Warning about Python and Bytes

Sometimes it seems convenient to use a bytes object as the function argument:

from ctypes import CDLL

my_lib = CDLL("./mylib.so")
my_lib.run(b"test")

If your code doesn't modify the tape, it may work, but do not rely on this. Do not ever do this if your code modifies the tape.
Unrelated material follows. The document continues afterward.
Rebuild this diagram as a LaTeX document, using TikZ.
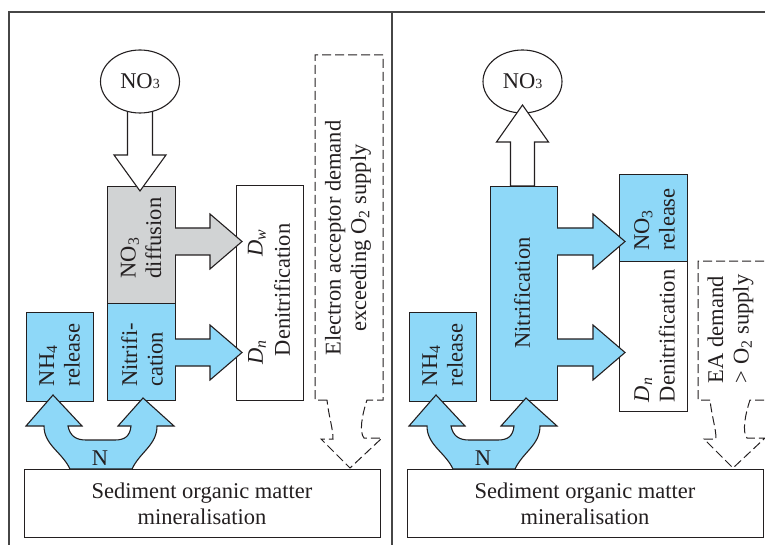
\documentclass[tikz,border=0pt]{standalone}
\usepackage{fontspec}
\setmainfont{Liberation Serif}
\usetikzlibrary{shapes.geometric}
\definecolor{nblue}{RGB}{142,216,248}
\definecolor{ngray}{RGB}{209,211,212}
\definecolor{ink}{RGB}{35,31,32}
\definecolor{framec}{RGB}{70,70,70}
\tikzset{
 box/.style={draw=ink, line width=1.1pt, inner sep=0pt, anchor=north west},
 lbl/.style={rotate=90, inner sep=0pt, font=\fontsize{22.5}{25.5}\selectfont, text=ink},
 flat/.style={inner sep=0pt, font=\fontsize{22.5}{26}\selectfont, text=ink},
 dsh/.style={draw=ink, line width=1pt, dash pattern=on 9pt off 4pt},
 outl/.style={draw=ink, line width=1.1pt, line join=miter},
}
\newcommand{\myrarrow}[4]{%
 \fill[#4] (#1-1,#2-13.5) -- (#3-32,#2-13.5) -- (#3-32,#2-27.5) -- (#3,#2) -- (#3-32,#2+27.5) -- (#3-32,#2+13.5) -- (#1-1,#2+13.5) -- cycle;
 \draw[outl] (#1,#2-13.5) -- (#3-32,#2-13.5) -- (#3-32,#2-27.5) -- (#3,#2) -- (#3-32,#2+27.5) -- (#3-32,#2+13.5) -- (#1,#2+13.5);
}
\newcommand{\mynarrow}{%
 \filldraw[fill=nblue, outl] (70,469) .. controls (62,452) and (44,445) .. (44,426) -- (26,426) -- (53,395) -- (82,426) -- (68,426)
   .. controls (70,436) and (76,440) .. (86,440) -- (115,440) .. controls (125,440) and (130,436) .. (131,426)
   -- (118,426) -- (143,398) -- (174,426) -- (157,426) .. controls (157,445) and (140,452) .. (132,469) -- cycle;
}
\begin{document}
\begin{tikzpicture}[x=1pt,y=-1pt]
\useasboundingbox (0,0) rectangle (765,545);
% frame
\draw[framec, line width=1.5pt] (9,550) -- (9,12) -- (770,12);
\draw[framec, line width=1.5pt] (392,12) -- (392,550);

% ================= left panel =================
\node[box, fill=ngray, minimum width=68pt, minimum height=117pt] (diffL) at (107,186) {};
\node[box, fill=nblue, minimum width=68pt, minimum height=97pt] (nitL) at (107,303) {};
\node[box, fill=nblue, minimum width=67pt, minimum height=89pt] (nh4L) at (26,312) {};
\node[box, fill=white, minimum width=67pt, minimum height=215pt] (denL) at (236,185) {};
\node[box, fill=white, minimum width=356pt, minimum height=68pt] (sedL) at (24,469) {};

% down arrow into diffusion box
\filldraw[fill=white, outl] (127.5,105) -- (127.5,155) -- (114,155) -- (140,191) -- (166,155) -- (152.5,155) -- (152.5,105) -- cycle;
\node[draw=ink, line width=1.1pt, fill=white, ellipse, minimum width=79pt, minimum height=63pt, inner sep=0pt] (no3L) at (140,81.5) {};
\node[flat] (no3Lt) at (no3L.center) {NO{\fontsize{14}{14}\selectfont 3}};

\myrarrow{175}{241.5}{242}{ngray}
\myrarrow{175}{352.5}{242}{nblue}

\mynarrow
\node[flat] (nL) at (100,458) {N};

% dashed demand box and arrow
\path[dsh] (327,400) -- (315,400) -- (315,55) -- (383,55) -- (383,400) -- (367,400)
  .. controls (362,415) and (359,432) .. (364,438) -- (382,438) -- (350,468) -- (321,439) -- (333,439)
  .. controls (333,428) and (329,418) .. (327,400);

% labels
\node[lbl, align=left] (diffLt) at (141,238) {NO\textsubscript{3}\\diffusion};
\node[lbl, align=left] (nitLt) at (142,355) {Nitrifi-\\cation};
\node[lbl, align=left] (nh4Lt) at (59.5,355) {NH\textsubscript{4}\\release};
\node[lbl] (denLt) at (282,290) {Denitrification};
\node[lbl] (dwL) at (257,243) {\textit{D}\textsubscript{\textit{w}}};
\node[lbl] (dnL) at (257,352) {\textit{D}\textsubscript{\textit{n}}};
\node[lbl, align=center] (eaLt) at (348,238) {Electron acceptor demand\\exceeding O\textsubscript{2} supply};
\node[flat, align=center] (sedLt) at (202,504) {Sediment organic matter\\mineralisation};

% ================= right panel =================
\node[box, fill=nblue, minimum width=67pt, minimum height=214pt] (nitR) at (490,186) {};
\node[box, fill=nblue, minimum width=67pt, minimum height=89pt] (nh4R) at (409,312) {};
\node[box, fill=nblue, minimum width=68pt, minimum height=87pt] (relR) at (619,174) {};
\node[box, fill=white, minimum width=68pt, minimum height=150pt] (denR) at (619,261) {};
\node[box, fill=white, minimum width=356pt, minimum height=68pt] (sedR) at (407,469) {};

\node[draw=ink, line width=1.1pt, fill=white, ellipse, minimum width=79pt, minimum height=63pt, inner sep=0pt] (no3R) at (522.5,81.5) {};
\node[flat] (no3Rt) at (no3R.center) {NO{\fontsize{14}{14}\selectfont 3}};
\filldraw[fill=white, outl] (510.5,186) -- (510.5,142) -- (496.5,142) -- (522.5,105) -- (548.5,142) -- (534.5,142) -- (534.5,186) -- cycle;

\myrarrow{557}{241.5}{625}{nblue}
\myrarrow{557}{352.5}{625}{nblue}

\begin{scope}[xshift=383pt]
\mynarrow
\end{scope}
\node[flat] (nR) at (483,458) {N};

\path[dsh] (710,400) -- (698,400) -- (698,261) -- (768,261) -- (768,400) -- (750,400)
  .. controls (745,415) and (742,432) .. (747,438) -- (765,438) -- (733,468) -- (704,439) -- (716,439)
  .. controls (716,428) and (712,418) .. (710,400);

\node[lbl, align=left] (nh4Rt) at (442.5,355) {NH\textsubscript{4}\\release};
\node[lbl] (nitRt) at (522,293) {Nitrification};
\node[lbl, align=left] (relRt) at (654.5,219.5) {NO\textsubscript{3}\\release};
\node[lbl, align=left] (denRt) at (654.5,336) {\textit{D}\textsubscript{\textit{n}}\\Denitrification};
\node[lbl, align=left] (eaRt) at (730.5,329) {EA demand\\> O\textsubscript{2} supply};
\node[flat, align=center] (sedRt) at (585,504) {Sediment organic matter\\mineralisation};
\end{tikzpicture}
\end{document}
This will cause bizarre bugs, e.g. literals like b"\0" evaluating to b"\xff". The Python interpreter expects all bytes objects to be immutable and reuses them.

JIT Compilation (Experimental)

On x86_64 Linux, the bf_to_function function generates immediately runnable machine code without an external assembler or linker:

>>> import budivelnyk as bd
>>> tape = bd.create_tape(bytes([5,6]))
>>> add = bd.bf_to_function(">[-<+>]")
>>> add(tape)
>>> tape[:]
[11, 0]

On other platforms, bf_to_function does use the external assembler and linker just like bf_to_shared does.

Optimisations

The compiler performs simple optimisations like folding every sequence of the form +++++ or << into one assembly instruction.

The compiler also eliminates some unreachable code. For example, in constructions like [-][+] the second loop will not be executed, as the cell already contains 0, so it's safe to skip it during compilation. People usually don't write unreachable code on purpose other than for testing the compiler, so we emit a warning.

Frequently Asked Questions

Q: What are the goals of the project?

A: The main goal is to learn how different computer architectures work.